When God warned with death that if you commit mutiny against all of his joy, his love, his gifts, his eternal life, his protection for your life – when you throw all this away and attempt to live forever on your own strength and self-preservation, you will surely die.

I think about these things every time I attend a funeral:

1. Death is an appropriate opposite experience compared to what we could have had. For God to show us what we lost it took more than a time out, or an “off to your room with no supper” discipline. How else is God to demonstrate the level of exquisite Life with God that we could have had if he does not respond with the most painful and mind-numbing experience that man could know? God uses death to show us what we lost with him. Death is a universal megaphone that shouts in agony, “What have we done???”

2. Death is an appropriate response to our mutiny against God. What we did in the garden and what Man still does with unregenerated heart is treason against God. Our refusal to turn to Jesus Christ who rose from the dead to give life to all who will come to him, is STILL, an all-out assault upon the God who created the heavens and the earth. In his and her rebellion to turn to the Giver of Life, men and women believe the old putrid lie that Man can live as God on his own terms. I believe if God sent his Son Jesus to earth today, with unmistakable glorious identity and presence, and offered mankind eternal life with joy and peace and no death, IF – he would love Jesus with all his heart, Man would attempt to kill him again by his own hands, if he could. (Rev. 17:14).

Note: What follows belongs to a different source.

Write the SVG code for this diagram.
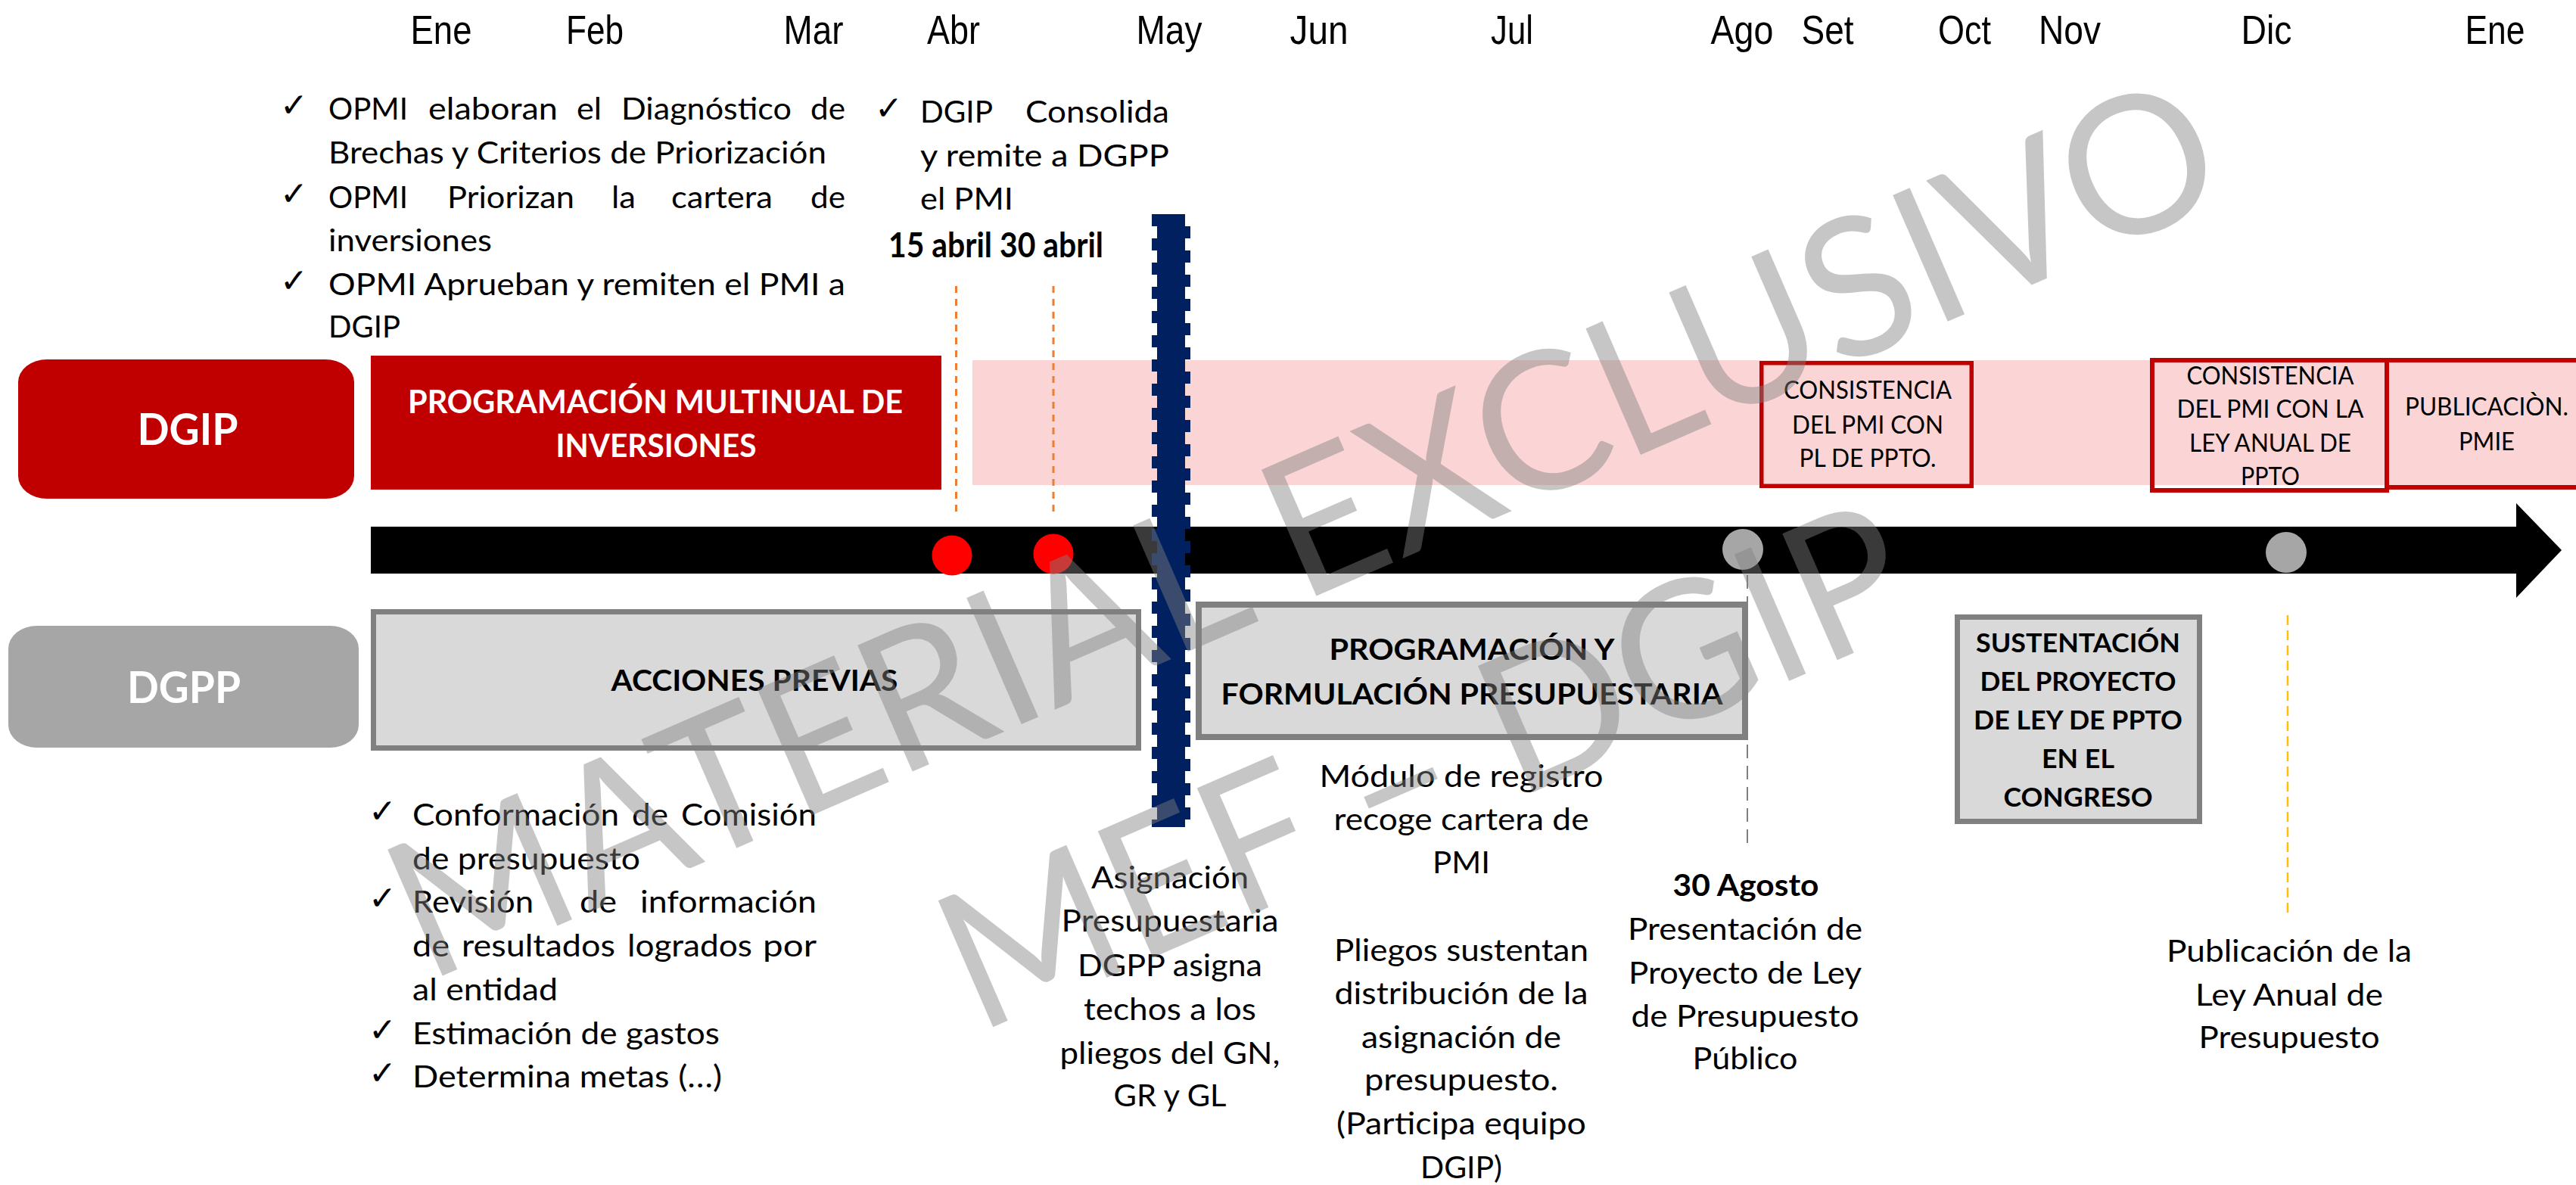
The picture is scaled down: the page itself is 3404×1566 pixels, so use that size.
<svg xmlns="http://www.w3.org/2000/svg" width="3404" height="1566" viewBox="0 0 3404 1566">
<defs>
<style>
.t{font-family:Lato,"Open Sans","Liberation Sans",sans-serif;font-size:40px;fill:#000}
.c{text-anchor:middle}
.b{font-weight:bold}
.w{fill:#fff}
.mo{font-family:"Liberation Sans",Arial,sans-serif;font-size:53px;fill:#000;text-anchor:middle}
.ck{font-family:"DejaVu Sans",sans-serif;font-size:44px;font-weight:bold;fill:#000}
.cs{font-family:Lato,"Open Sans",sans-serif;font-size:32px;fill:#000;text-anchor:middle}
.gb{fill:#D9D9D9;stroke:#808080}
.rb{fill:none;stroke:#C00000}
.wm{font-family:Lato,"Open Sans",sans-serif;font-size:254px;fill:#808080;fill-opacity:0.45;text-anchor:middle}
</style>
</defs>
<rect width="3404" height="1566" fill="#fff"/>

<g id="months">
<text class="mo" x="583" y="58" textLength="81" lengthAdjust="spacingAndGlyphs">Ene</text>
<text class="mo" x="786" y="58" textLength="76" lengthAdjust="spacingAndGlyphs">Feb</text>
<text class="mo" x="1075" y="58" textLength="79" lengthAdjust="spacingAndGlyphs">Mar</text>
<text class="mo" x="1260" y="58" textLength="70" lengthAdjust="spacingAndGlyphs">Abr</text>
<text class="mo" x="1545" y="58" textLength="87" lengthAdjust="spacingAndGlyphs">May</text>
<text class="mo" x="1743" y="58" textLength="77" lengthAdjust="spacingAndGlyphs">Jun</text>
<text class="mo" x="1998" y="58" textLength="56" lengthAdjust="spacingAndGlyphs">Jul</text>
<text class="mo" x="2302" y="58" textLength="83" lengthAdjust="spacingAndGlyphs">Ago</text>
<text class="mo" x="2415" y="58" textLength="69" lengthAdjust="spacingAndGlyphs">Set</text>
<text class="mo" x="2596" y="58" textLength="70" lengthAdjust="spacingAndGlyphs">Oct</text>
<text class="mo" x="2735" y="58" textLength="82" lengthAdjust="spacingAndGlyphs">Nov</text>
<text class="mo" x="2995" y="58" textLength="67" lengthAdjust="spacingAndGlyphs">Dic</text>
<text class="mo" x="3297" y="58" textLength="79" lengthAdjust="spacingAndGlyphs">Ene</text>
</g>

<rect id="band-dgip" x="1285" y="476" width="2119" height="165" fill="#FBD5D5"/>

<g id="node-dgip-label">
<rect x="24" y="475" width="444" height="184" rx="38" ry="30" fill="#C00000"/>
<text class="t c b w" x="248" y="588" style="font-size:57px" textLength="133" lengthAdjust="spacingAndGlyphs">DGIP</text>
</g>
<g id="node-dgpp-label">
<rect x="11" y="827" width="463" height="161" rx="38" ry="30" fill="#A6A6A6"/>
<text class="t c b w" x="243" y="929" style="font-size:57px" textLength="150" lengthAdjust="spacingAndGlyphs">DGPP</text>
</g>

<g id="node-pmi">
<rect x="490" y="470" width="754" height="177" fill="#C00000"/>
<text class="t c b w" x="866" y="546" style="font-size:42px" textLength="654" lengthAdjust="spacingAndGlyphs">PROGRAMACIÓN MULTINUAL DE</text>
<text class="t c b w" x="867" y="604" style="font-size:42px" textLength="265" lengthAdjust="spacingAndGlyphs">INVERSIONES</text>
</g>

<g id="node-consistencia-pl">
<rect class="rb" x="2327.75" y="479.75" width="277.5" height="162.5" stroke-width="5.5"/>
<text class="cs" x="2468" y="527" textLength="222" lengthAdjust="spacingAndGlyphs">CONSISTENCIA</text>
<text class="cs" x="2468" y="573" textLength="200" lengthAdjust="spacingAndGlyphs">DEL PMI CON</text>
<text class="cs" x="2468" y="617" textLength="181" lengthAdjust="spacingAndGlyphs">PL DE PPTO.</text>
</g>
<g id="node-consistencia-ley">
<rect class="rb" x="2844" y="476" width="310" height="172" stroke-width="6"/>
<text class="cs" x="3000" y="508" textLength="221" lengthAdjust="spacingAndGlyphs">CONSISTENCIA</text>
<text class="cs" x="3000" y="552" textLength="247" lengthAdjust="spacingAndGlyphs">DEL PMI CON LA</text>
<text class="cs" x="3000" y="597" textLength="214" lengthAdjust="spacingAndGlyphs">LEY ANUAL DE</text>
<text class="cs" x="3000" y="641" textLength="78" lengthAdjust="spacingAndGlyphs">PPTO</text>
</g>
<g id="node-publicacion-pmie">
<rect class="rb" x="3154" y="476" width="270" height="168" stroke-width="6"/>
<text class="cs" x="3286" y="549" textLength="216" lengthAdjust="spacingAndGlyphs">PUBLICACIÒN.</text>
<text class="cs" x="3286" y="595" textLength="74" lengthAdjust="spacingAndGlyphs">PMIE</text>
</g>

<g id="connectors" fill="none">
<line x1="1263.5" y1="378" x2="1263.5" y2="676" stroke="#ED7D31" stroke-width="3" stroke-dasharray="9 8"/>
<line x1="1392" y1="378" x2="1392" y2="676" stroke="#ED7D31" stroke-width="3" stroke-dasharray="9 8"/>
<line x1="2309" y1="760" x2="2309" y2="1118" stroke="#808080" stroke-width="2" stroke-dasharray="18 10"/>
<line x1="3023" y1="813" x2="3023" y2="1212" stroke="#FFC000" stroke-width="2.5" stroke-dasharray="13 7"/>
</g>

<g id="timeline">
<polygon points="490,696 3325,696 3325,665 3385,727 3325,790 3325,758 490,758" fill="#000"/>
<circle cx="1258" cy="734" r="26.5" fill="#FF0000"/>
<circle cx="1392" cy="732" r="26.5" fill="#FF0000"/>
<circle cx="2303" cy="726" r="27" fill="#A6A6A6"/>
<circle cx="3021" cy="730" r="27" fill="#A6A6A6"/>
</g>

<g id="divider-may">
<rect x="1529" y="283" width="37" height="810" fill="#002060"/>
<line x1="1525.5" y1="283" x2="1525.5" y2="1093" stroke="#002060" stroke-width="7" stroke-dasharray="16 16"/>
<line x1="1569.5" y1="283" x2="1569.5" y2="1093" stroke="#002060" stroke-width="7" stroke-dasharray="16 16" stroke-dashoffset="16"/>
</g>

<g id="node-acciones">
<rect class="gb" x="493.5" y="808.5" width="1011" height="180" stroke-width="7"/>
<text class="t c b" x="997" y="913" style="font-size:38px" textLength="379" lengthAdjust="spacingAndGlyphs">ACCIONES PREVIAS</text>
</g>
<g id="node-programacion">
<rect class="gb" x="1584" y="799" width="722" height="175" stroke-width="8"/>
<text class="t c b" x="1945" y="872" style="font-size:38px" textLength="377" lengthAdjust="spacingAndGlyphs">PROGRAMACIÓN Y</text>
<text class="t c b" x="1945" y="931" style="font-size:38px" textLength="663" lengthAdjust="spacingAndGlyphs">FORMULACIÓN PRESUPUESTARIA</text>
</g>
<g id="node-sustentacion">
<rect class="gb" x="2586.5" y="815.5" width="320" height="270" stroke-width="7"/>
<text class="t c b" x="2746" y="862" style="font-size:34px" textLength="270" lengthAdjust="spacingAndGlyphs">SUSTENTACIÓN</text>
<text class="t c b" x="2746" y="913" style="font-size:34px" textLength="259" lengthAdjust="spacingAndGlyphs">DEL PROYECTO</text>
<text class="t c b" x="2746" y="964" style="font-size:34px" textLength="276" lengthAdjust="spacingAndGlyphs">DE LEY DE PPTO</text>
<text class="t c b" x="2746" y="1015" style="font-size:34px" textLength="96" lengthAdjust="spacingAndGlyphs">EN EL</text>
<text class="t c b" x="2746" y="1066" style="font-size:34px" textLength="197" lengthAdjust="spacingAndGlyphs">CONGRESO</text>
</g>

<g id="note-opmi">
<text class="ck" x="370" y="154">✓</text>
<text class="ck" x="370" y="271">✓</text>
<text class="ck" x="370" y="386">✓</text>
<text class="t" x="434" y="158" textLength="105" lengthAdjust="spacingAndGlyphs">OPMI</text>
<text class="t" x="566" y="158" textLength="171" lengthAdjust="spacingAndGlyphs">elaboran</text>
<text class="t" x="762" y="158" textLength="33" lengthAdjust="spacingAndGlyphs">el</text>
<text class="t" x="821" y="158" textLength="225" lengthAdjust="spacingAndGlyphs">Diagnóstico</text>
<text class="t" x="1071" y="158" textLength="46" lengthAdjust="spacingAndGlyphs">de</text>
<text class="t" x="434" y="216" textLength="658" lengthAdjust="spacingAndGlyphs">Brechas y Criterios de Priorización</text>
<text class="t" x="434" y="275" textLength="105" lengthAdjust="spacingAndGlyphs">OPMI</text>
<text class="t" x="591" y="275" textLength="168" lengthAdjust="spacingAndGlyphs">Priorizan</text>
<text class="t" x="808" y="275" textLength="32" lengthAdjust="spacingAndGlyphs">la</text>
<text class="t" x="887" y="275" textLength="134" lengthAdjust="spacingAndGlyphs">cartera</text>
<text class="t" x="1071" y="275" textLength="46" lengthAdjust="spacingAndGlyphs">de</text>
<text class="t" x="434" y="332" textLength="216" lengthAdjust="spacingAndGlyphs">inversiones</text>
<text class="t" x="434" y="390" textLength="683" lengthAdjust="spacingAndGlyphs">OPMI Aprueban y remiten el PMI a</text>
<text class="t" x="434" y="446" textLength="95" lengthAdjust="spacingAndGlyphs">DGIP</text>
</g>

<g id="note-consolida">
<text class="ck" x="1156" y="158">✓</text>
<text class="t" x="1216" y="162" textLength="96" lengthAdjust="spacingAndGlyphs">DGIP</text>
<text class="t" x="1355" y="162" textLength="190" lengthAdjust="spacingAndGlyphs">Consolida</text>
<text class="t" x="1216" y="220" textLength="329" lengthAdjust="spacingAndGlyphs">y remite a DGPP</text>
<text class="t" x="1216" y="277" textLength="123" lengthAdjust="spacingAndGlyphs">el PMI</text>
<text class="t b" x="1174" y="340" style="font-size:45px" textLength="284" lengthAdjust="spacingAndGlyphs">15 abril 30 abril</text>
</g>

<g id="note-acciones">
<text class="ck" x="487" y="1087">✓</text>
<text class="ck" x="487" y="1202">✓</text>
<text class="ck" x="487" y="1376">✓</text>
<text class="ck" x="487" y="1433">✓</text>
<text class="t" x="545" y="1091" textLength="273" lengthAdjust="spacingAndGlyphs">Conformación</text>
<text class="t" x="835" y="1091" textLength="48" lengthAdjust="spacingAndGlyphs">de</text>
<text class="t" x="900" y="1091" textLength="179" lengthAdjust="spacingAndGlyphs">Comisión</text>
<text class="t" x="545" y="1149" textLength="301" lengthAdjust="spacingAndGlyphs">de presupuesto</text>
<text class="t" x="545" y="1206" textLength="160" lengthAdjust="spacingAndGlyphs">Revisión</text>
<text class="t" x="766" y="1206" textLength="49" lengthAdjust="spacingAndGlyphs">de</text>
<text class="t" x="846" y="1206" textLength="233" lengthAdjust="spacingAndGlyphs">información</text>
<text class="t" x="545" y="1264" textLength="49" lengthAdjust="spacingAndGlyphs">de</text>
<text class="t" x="610" y="1264" textLength="203" lengthAdjust="spacingAndGlyphs">resultados</text>
<text class="t" x="829" y="1264" textLength="165" lengthAdjust="spacingAndGlyphs">logrados</text>
<text class="t" x="1008" y="1264" textLength="71" lengthAdjust="spacingAndGlyphs">por</text>
<text class="t" x="545" y="1322" textLength="192" lengthAdjust="spacingAndGlyphs">al entidad</text>
<text class="t" x="545" y="1380" textLength="406" lengthAdjust="spacingAndGlyphs">Estimación de gastos</text>
<text class="t" x="545" y="1437" textLength="409" lengthAdjust="spacingAndGlyphs">Determina metas (…)</text>
</g>

<g id="note-asignacion">
<text class="t c" x="1546" y="1174" textLength="208" lengthAdjust="spacingAndGlyphs">Asignación</text>
<text class="t c" x="1546" y="1231" textLength="287" lengthAdjust="spacingAndGlyphs">Presupuestaria</text>
<text class="t c" x="1546" y="1290" textLength="244" lengthAdjust="spacingAndGlyphs">DGPP asigna</text>
<text class="t c" x="1546" y="1348" textLength="228" lengthAdjust="spacingAndGlyphs">techos a los</text>
<text class="t c" x="1546" y="1406" textLength="291" lengthAdjust="spacingAndGlyphs">pliegos del GN,</text>
<text class="t c" x="1546" y="1462" textLength="149" lengthAdjust="spacingAndGlyphs">GR y GL</text>
</g>

<g id="note-modulo">
<text class="t c" x="1931" y="1040" textLength="375" lengthAdjust="spacingAndGlyphs">Módulo de registro</text>
<text class="t c" x="1931" y="1097" textLength="337" lengthAdjust="spacingAndGlyphs">recoge cartera de</text>
<text class="t c" x="1931" y="1154" textLength="76" lengthAdjust="spacingAndGlyphs">PMI</text>
<text class="t c" x="1931" y="1270" textLength="336" lengthAdjust="spacingAndGlyphs">Pliegos sustentan</text>
<text class="t c" x="1931" y="1327" textLength="335" lengthAdjust="spacingAndGlyphs">distribución de la</text>
<text class="t c" x="1931" y="1385" textLength="264" lengthAdjust="spacingAndGlyphs">asignación de</text>
<text class="t c" x="1931" y="1441" textLength="256" lengthAdjust="spacingAndGlyphs">presupuesto.</text>
<text class="t c" x="1931" y="1499" textLength="330" lengthAdjust="spacingAndGlyphs">(Participa equipo</text>
<text class="t c" x="1931" y="1557" textLength="108" lengthAdjust="spacingAndGlyphs">DGIP)</text>
</g>

<g id="note-agosto">
<text class="t c b" x="2307" y="1184" textLength="193" lengthAdjust="spacingAndGlyphs">30 Agosto</text>
<text class="t c" x="2306" y="1242" textLength="310" lengthAdjust="spacingAndGlyphs">Presentación de</text>
<text class="t c" x="2306" y="1300" textLength="308" lengthAdjust="spacingAndGlyphs">Proyecto de Ley</text>
<text class="t c" x="2306" y="1357" textLength="301" lengthAdjust="spacingAndGlyphs">de Presupuesto</text>
<text class="t c" x="2306" y="1413" textLength="139" lengthAdjust="spacingAndGlyphs">Público</text>
</g>

<g id="note-publicacion">
<text class="t c" x="3025" y="1271" textLength="324" lengthAdjust="spacingAndGlyphs">Publicación de la</text>
<text class="t c" x="3025" y="1329" textLength="248" lengthAdjust="spacingAndGlyphs">Ley Anual de</text>
<text class="t c" x="3025" y="1385" textLength="239" lengthAdjust="spacingAndGlyphs">Presupuesto</text>
</g>

<g id="watermark" transform="translate(557,1293) rotate(-23.5)">
<text class="wm" x="1306" y="8" textLength="2604" lengthAdjust="spacingAndGlyphs">MATERIAL EXCLUSIVO</text>
<text class="wm" x="1327" y="360" textLength="1365" lengthAdjust="spacingAndGlyphs">MEF – DGIP</text>
</g>
</svg>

3. Death is unquestionable proof that I am not God. And that’s the point, for now. One day even Death itself will be put to death (Rev. 20:14). In the presence of Christ in the new heavens and new earth, nothing contrary to the person of the Triune God will ever again insult his Majesty. Never again will there be a just response from a Holy God that will demonstrate how horrible it is to “go it alone” without God. Man cannot live without God. There is no self-generating Life in Man. One day, the selfishness will stop.

Death is all around us. It’s even in our bones. But if you are reading this it means you’re alive – God is being merciful to you! Today is a good day to be alive – it’s a day to say no to the lie and believe the truth, that only in Christ there is hope for Eternal Life (John 3:16). You cannot be God. But you can live with him forever. Won’t you join me?